Balancing Risk and Reward

The goal of a balanced portfolio is to optimize your returns for a given level of risk. Diversifying across different asset classes helps smooth out returns over time. For example, during a stock market downturn, bonds may hold their value or even increase, cushioning the blow to your portfolio.

Here are a few examples of balanced portfolios for different risk profiles:

  • Conservative Portfolio: 60% Bonds, 20% Stocks, 20% Cash/Money Market Funds. This portfolio prioritizes capital preservation.
  • Moderate Portfolio: 40% Bonds, 50% Stocks, 5% Cryptocurrencies, 5% Cash. This offers a balance between growth and stability.
  • Aggressive Portfolio: 75% Stocks, 15% Cryptocurrencies, 10% Bonds. This portfolio is designed for maximum growth and is suitable for investors with a high-risk tolerance and a long time horizon.

Remember, these are just examples. Your ideal portfolio should be tailored to your unique circumstances. It’s also important to review and rebalance your portfolio periodically to ensure it remains aligned with your goals.

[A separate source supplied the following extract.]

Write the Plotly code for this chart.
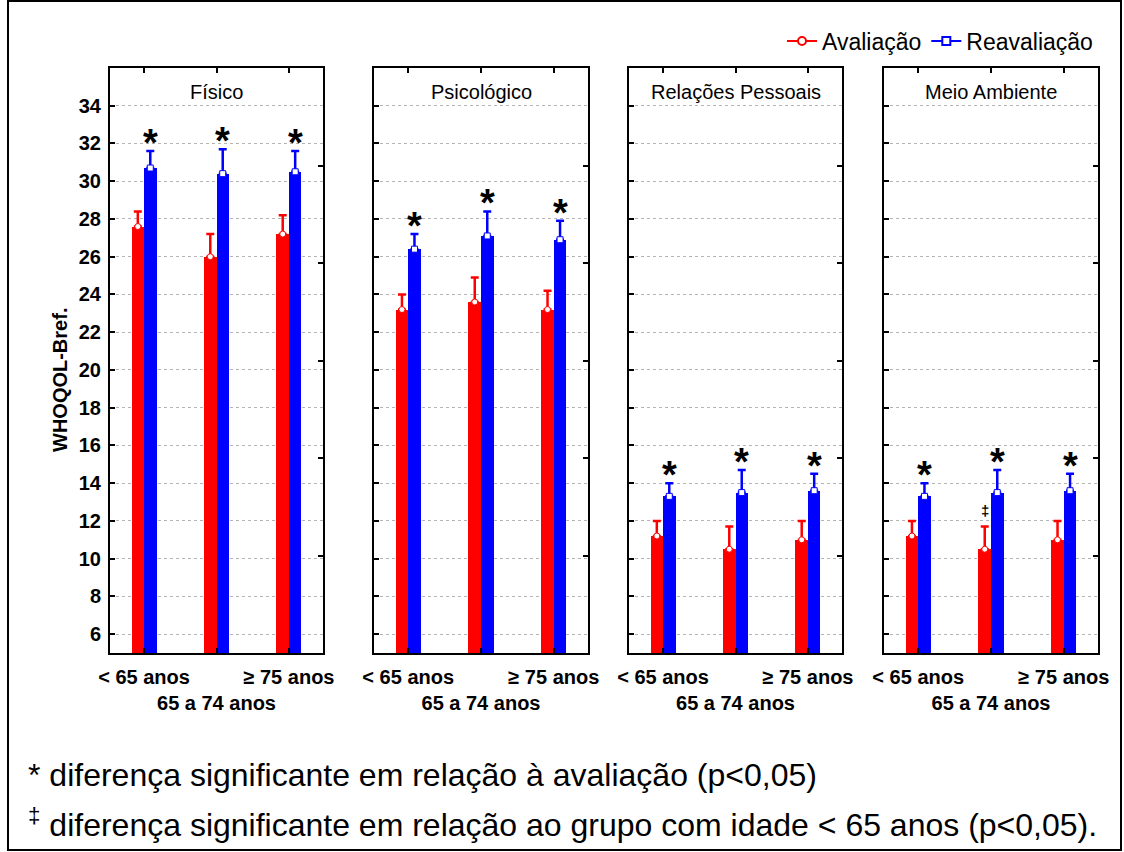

Your Path to Financial Empowerment

Learning to invest and trade cryptocurrency can feel like a steep climb, but every step you take is a move toward greater financial control. By starting with the fundamentals, understanding your personal risk tolerance, and building a diversified portfolio, you can create a solid foundation for long-term wealth creation.

The financial landscape will continue to evolve, bringing new challenges and opportunities. The key is to remain curious, continue learning, and make informed decisions that align with your vision for the future. Start today, even if it’s small, and build the skills that will serve you for a lifetime.